— START —

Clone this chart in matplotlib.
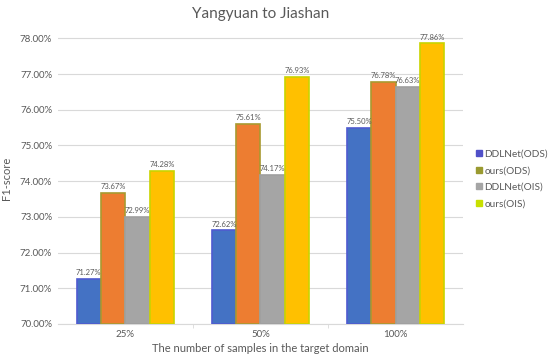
import matplotlib
matplotlib.use("Agg")
import matplotlib.pyplot as plt
from matplotlib.patches import Patch
import numpy as np

plt.rcParams['font.family'] = ['Lato', 'DejaVu Sans']

categories = ["25%", "50%", "100%"]
series_names = ["DDLNet(ODS)", "ours(ODS)", "DDLNet(OIS)", "ours(OIS)"]
ddlnet_ods = [71.27, 72.62, 75.50]
ours_ods = [73.67, 75.61, 76.78]
ddlnet_ois = [72.99, 74.17, 76.63]
ours_ois = [74.28, 76.93, 77.86]
yticks = [70, 71, 72, 73, 74, 75, 76, 77, 78]

series = [ddlnet_ods, ours_ods, ddlnet_ois, ours_ois]
faces = ["#4472C4", "#ED7D31", "#A5A5A5", "#FFC000"]
edges = ["#4f5bd0", "#a89a30", "#a0a0a0", "#c8d400"]
legend_cols = ["#5050c8", "#9a9a30", "#a5a5a5", "#c8e000"]

fig = plt.figure(figsize=(5.5, 3.61), dpi=100)
ax = fig.add_axes([0.105, 0.1025, 0.737, 0.806])

x = np.arange(len(categories))
w = 0.18
txt = "#595959"
for i, (vals, fc, ec) in enumerate(zip(series, faces, edges)):
    pos = x + (i - 1.5) * w
    ax.bar(pos, np.array(vals) - 70, width=w, bottom=70, color=fc,
           edgecolor=ec, linewidth=1.2, zorder=3)
    for p, v in zip(pos, vals):
        ax.text(p, v + 0.08, f"{v:.2f}%", ha="center", va="bottom",
                fontsize=5.5, color=txt, zorder=4)

ax.set_ylim(70, 78.15)
ax.set_xlim(-0.5, 2.5)
ax.set_yticks(yticks)
ax.set_yticklabels([f"{t:.2f}%" for t in yticks], fontsize=7, color=txt)
ax.set_xticks(x)
ax.set_xticklabels(categories, fontsize=7, color=txt)
ax.tick_params(axis='both', length=0, pad=4)
ax.set_xticks([0.5, 1.5], minor=True)
ax.tick_params(axis='x', which='minor', length=3, color="#d9d9d9")
ax.grid(axis='y', color="#d9d9d9", linewidth=0.8, zorder=0)
for s in ["top", "right", "left"]:
    ax.spines[s].set_visible(False)
ax.spines["bottom"].set_color("#d9d9d9")

ax.set_title("Yangyuan to Jiashan", fontsize=11, color=txt, pad=11)
ax.set_xlabel("The number of samples in the target domain", fontsize=8, color=txt, labelpad=3)
ax.set_ylabel("F1-score", fontsize=8, color=txt, labelpad=6)

handles = [Patch(facecolor=c, edgecolor=c) for c in legend_cols]
fig.legend(handles, series_names, loc="upper left", bbox_to_anchor=(0.866, 0.585),
           frameon=False, fontsize=7.2, labelcolor=txt, handlelength=0.55,
           handleheight=0.55, handletextpad=0.25, labelspacing=0.75, borderpad=0,
           borderaxespad=0)

fig.savefig("out.png", dpi=100)
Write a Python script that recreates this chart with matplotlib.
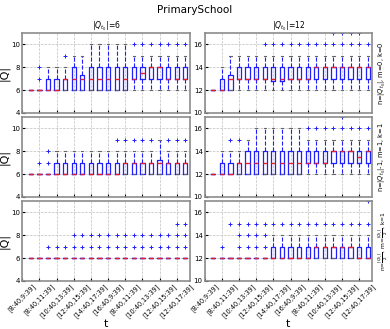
import matplotlib
matplotlib.use("Agg")
import matplotlib.pyplot as plt

# time windows shown on the x axis (every other box)
t_labels = ["[8:40,9:39]", "[8:40,11:39]", "[10:40,13:39]", "[12:40,15:39]",
            "[14:40,17:39]", "[16:40,9:39]", "[8:40,11:39]", "[10:40,13:39]",
            "[12:40,15:39]", "[12:40,17:39]"]

col_titles = [r"$|Q_{t_0}|$=6", r"$|Q_{t_0}|$=12"]
row_labels = [r"n=$|Q_{t_0}|$, m=0, k=0",
              r"n=$|Q_{t_0}|$-1, m=1, k=1",
              r"n=$\frac{|Q_{t_0}|}{2}$, m=$\frac{|Q_{t_0}|}{2}$, k=1"]

# top row, |Q0|=6
tl_med = [6, 6, 6, 6, 7, 7, 7, 7, 7, 7, 7, 7, 7, 7.5, 8, 8, 7, 7, 7]
tl_q1 = [6, 6, 6, 6, 6, 6, 6, 6, 6, 6, 6, 6, 7, 7, 7, 7, 7, 7, 7]
tl_q3 = [6, 6, 7, 7, 7, 8, 7.3, 8, 8, 8, 8, 8, 8, 8, 8, 8, 8, 8, 8]
tl_lo = [6] * 19
tl_hi = [6, 6, 8, 8, 8, 9, 9, 10, 10, 10, 10, 10, 9, 9, 9, 9, 9, 9, 9]
tl_fl = [[], [7, 8], [], [], [9], [], [], [], [], [], [], [],
         [10], [10], [10], [10], [10], [10], [10]]

# top row, |Q0|=12
tr_med = [12, 12, 13, 13, 13, 13, 13, 13, 13, 13, 13, 13, 14, 14, 14, 14, 14, 14, 14]
tr_q1 = [12, 12, 12, 13, 13, 13, 13, 12.8, 12.8, 13, 13, 13, 13, 13, 13, 13, 13, 13, 13]
tr_q3 = [12, 13, 13.3, 14, 14, 14, 14, 14, 14, 14, 14, 14, 14, 14, 14, 14, 14, 14, 14]
tr_lo = [12] * 19
tr_hi = [12, 14, 15, 15, 15, 15, 15, 15, 15, 15, 15, 15, 15, 15, 15, 15, 15, 15, 15]
tr_fl = [[], [], [], [], [], [], [16], [16], [16], [16], [16], [16],
         [16], [16], [16, 17], [16, 17], [16, 17], [16, 17], [16]]

# middle row, |Q0|=6
ml_med = [6, 6, 6, 6, 6, 6, 6, 6, 6, 6, 6, 7, 7, 7, 7, 7, 7, 7, 7]
ml_q1 = [6] * 19
ml_q3 = [6, 6, 6, 7, 7, 7, 7, 7, 7, 7, 7, 7, 7, 7, 7, 7.2, 7, 7, 7]
ml_lo = [6] * 19
ml_hi = [6, 6, 6, 8, 8, 8, 8, 8, 8, 8, 8, 8, 8, 8, 8, 9, 8, 8, 8]
ml_fl = [[], [7], [7, 8], [], [], [], [], [], [], [], [9], [9],
         [9], [9], [9], [], [9], [9], [9]]

# middle row, |Q0|=12
mr_med = [12, 12, 12, 13, 13, 13, 13, 13, 13, 13, 13, 13, 13, 13, 14, 14, 14, 13.5, 14]
mr_q1 = [12, 12, 12, 12, 12, 12, 12, 12, 12, 12, 12, 13, 13, 13, 13, 13, 13, 13, 13]
mr_q3 = [12, 13, 13, 13, 14, 14, 14, 14, 14, 14, 14, 14, 14, 14, 14, 14, 14, 14, 14]
mr_lo = [12] * 19
mr_hi = [12, 14, 14, 14, 15, 16, 16, 16, 16, 16, 16, 15, 15, 15, 15, 15, 15, 15, 15]
mr_fl = [[], [], [15], [15], [], [], [], [], [], [], [], [16],
         [16], [16], [16], [16, 17], [16], [16], [16]]

# bottom row, |Q0|=6
bl_med = [6] * 19
bl_q1 = [6] * 19
bl_q3 = [6] * 19
bl_lo = [6] * 19
bl_hi = [6] * 19
bl_fl = [[], [], [7], [7], [7], [7, 8], [7, 8], [7, 8], [7, 8], [7, 8], [7, 8],
         [7, 8], [7, 8], [7, 8], [7, 8], [7, 8], [7, 8], [7, 8, 9], [7, 8, 9]]

# bottom row, |Q0|=12
br_med = [12] * 12 + [13] * 5 + [12] * 2
br_q1 = [12] * 19
br_q3 = [12] * 7 + [13] * 12
br_lo = [12] * 19
br_hi = [12] * 7 + [14] * 12
br_fl = [[], [13], [15], [13, 14, 15], [13, 14, 15], [13, 14, 15], [13, 14, 15],
         [15], [15], [15], [15], [15], [15], [15], [15], [15], [15], [15], [15, 17]]

panels = [[(tl_med, tl_q1, tl_q3, tl_lo, tl_hi, tl_fl),
           (tr_med, tr_q1, tr_q3, tr_lo, tr_hi, tr_fl)],
          [(ml_med, ml_q1, ml_q3, ml_lo, ml_hi, ml_fl),
           (mr_med, mr_q1, mr_q3, mr_lo, mr_hi, mr_fl)],
          [(bl_med, bl_q1, bl_q3, bl_lo, bl_hi, bl_fl),
           (br_med, br_q1, br_q3, br_lo, br_hi, br_fl)]]

ylims = [(4, 11), (10, 17)]
yticks = [[4, 6, 8, 10], [10, 12, 14, 16]]

fig, axes = plt.subplots(3, 2, figsize=(3.9, 3.29), dpi=100)
fig.subplots_adjust(left=0.057, right=0.954, bottom=0.146, top=0.9,
                    wspace=0.09, hspace=0.05)

for r in range(3):
    for c in range(2):
        ax = axes[r][c]
        med, q1, q3, lo, hi, fl = panels[r][c]
        stats = []
        for i in range(len(med)):
            stats.append(dict(med=med[i], q1=q1[i], q3=q3[i],
                              whislo=lo[i], whishi=hi[i], fliers=fl[i]))
        ax.bxp(stats, positions=range(1, len(med) + 1), widths=0.5,
               boxprops=dict(color="#2020ff", lw=0.9),
               whiskerprops=dict(color="#2020ff", lw=0.8, ls="--"),
               capprops=dict(color="0.4", lw=0.8),
               medianprops=dict(color="#e8202a", lw=1.0),
               flierprops=dict(marker="+", markeredgecolor="#2020ff",
                               markersize=2.5, markeredgewidth=0.7))
        ax.set_xlim(0, 19.5)
        ax.set_ylim(*ylims[c])
        ax.set_yticks(yticks[c])
        ax.set_xticks(range(0, 20, 2))
        ax.grid(True, color="0.75", ls="--", lw=0.5)
        ax.tick_params(labelsize=5, length=2, direction="in", pad=1.5)
        for s in ax.spines.values():
            s.set_color("0.55")
            s.set_linewidth(1.2)
        if r == 2:
            ax.set_xticklabels(t_labels, rotation=45, fontsize=4.7)
            ax.set_xlabel("t", fontsize=8, labelpad=0)
        else:
            ax.set_xticklabels([])
        if c == 0:
            ax.set_ylabel("|Q|", fontsize=8, labelpad=1)
        if r == 0:
            ax.set_title(col_titles[c], fontsize=5.5, pad=3)
        if c == 1:
            fs = 4.3 if r == 2 else 4.8
            ax.text(1.03, 0.5, row_labels[r], transform=ax.transAxes,
                    rotation=90, va="center", ha="left", fontsize=fs)

fig.suptitle("PrimarySchool", fontsize=7.5, y=0.985)
plt.savefig("out.png", dpi=100)
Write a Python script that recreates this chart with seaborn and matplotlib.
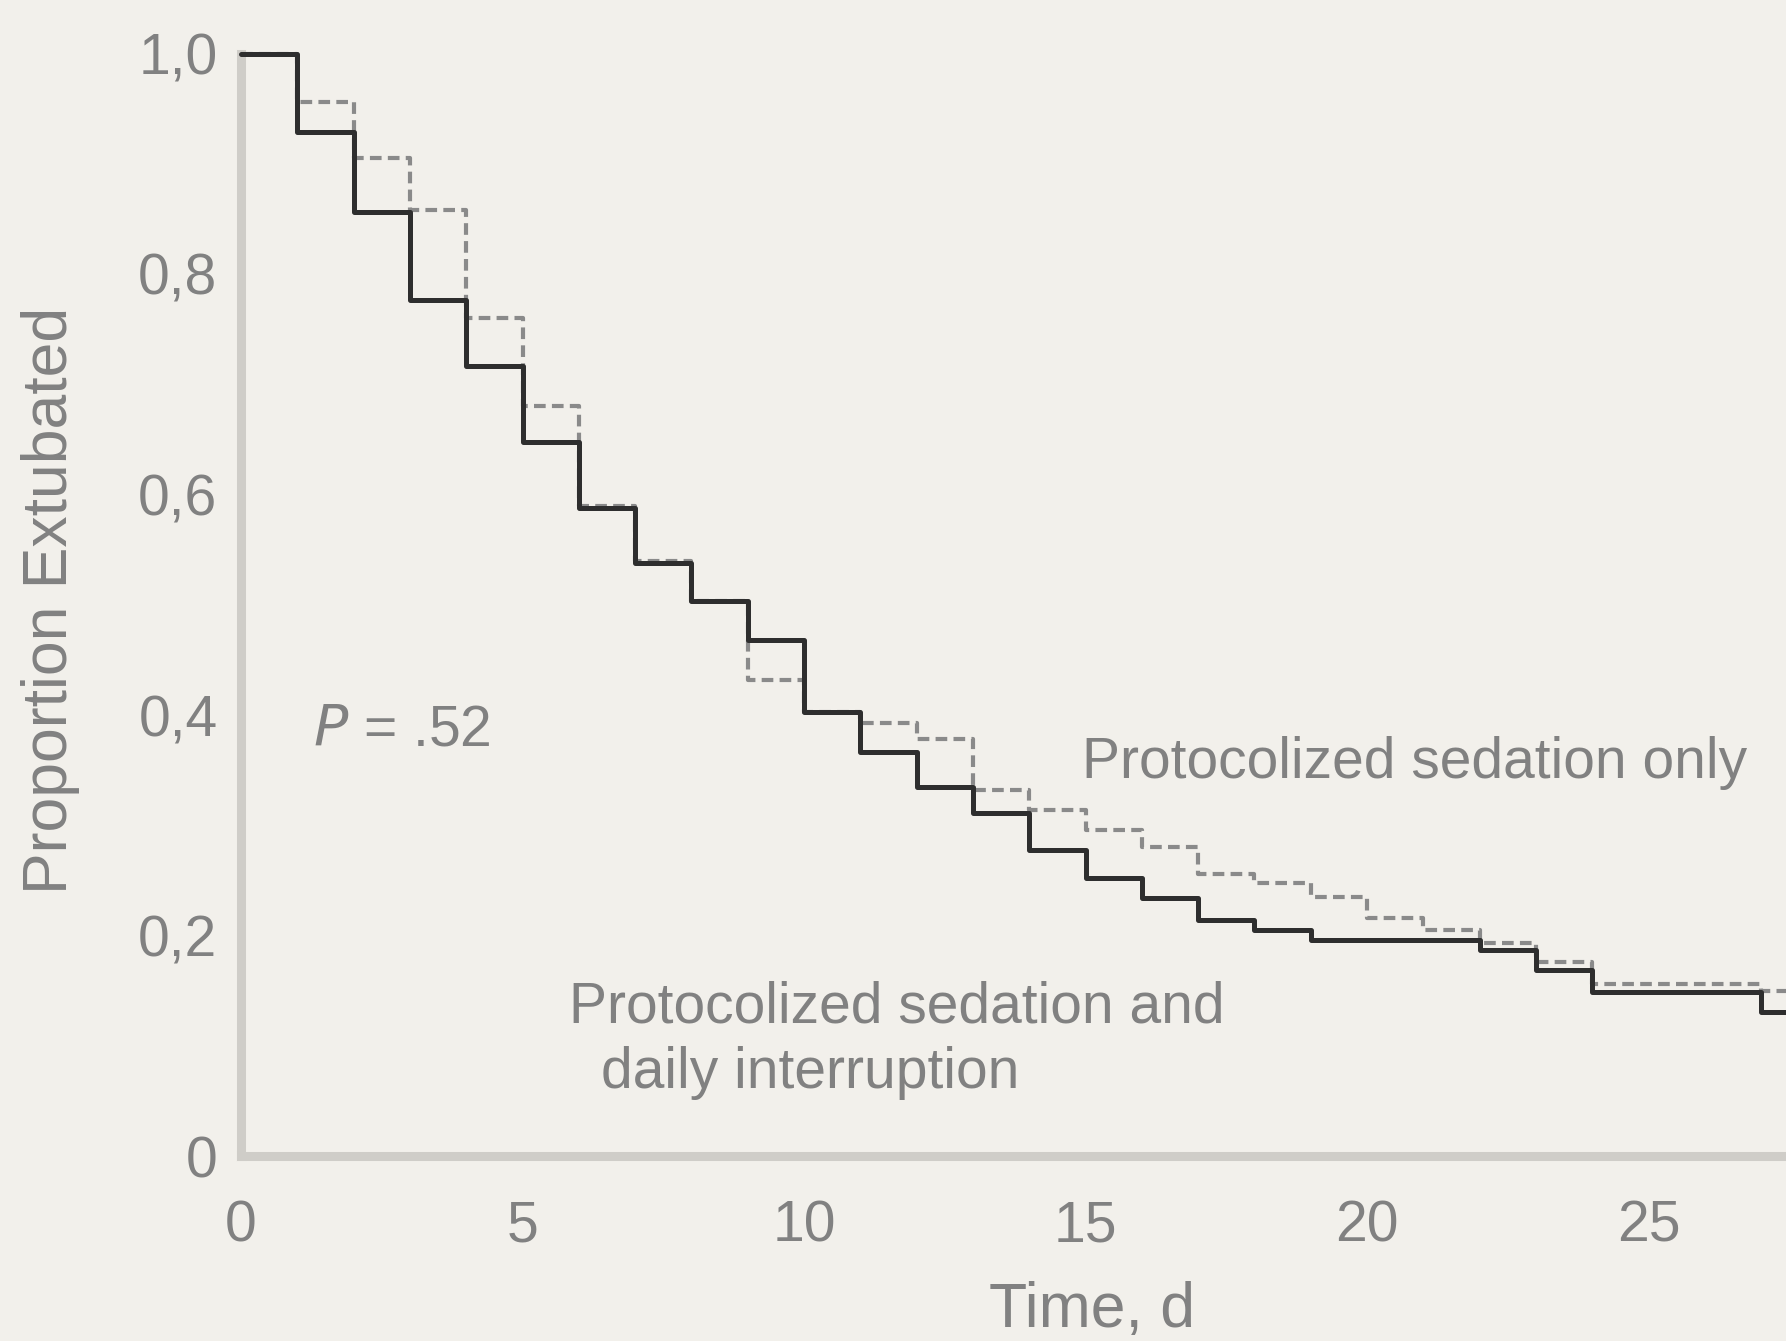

— END —

Stated exercise
Please extract exactly the lines of the data, from the first through the line containing "plt.rcParams['font.family'] = ['Lato', 'DejaVu", and add no pictures to the copy.

Written response
Clone this chart in matplotlib.
import matplotlib
matplotlib.use("Agg")
import matplotlib.pyplot as plt
from matplotlib.patches import Patch
import numpy as np

plt.rcParams['font.family'] = ['Lato', 'DejaVu Sans']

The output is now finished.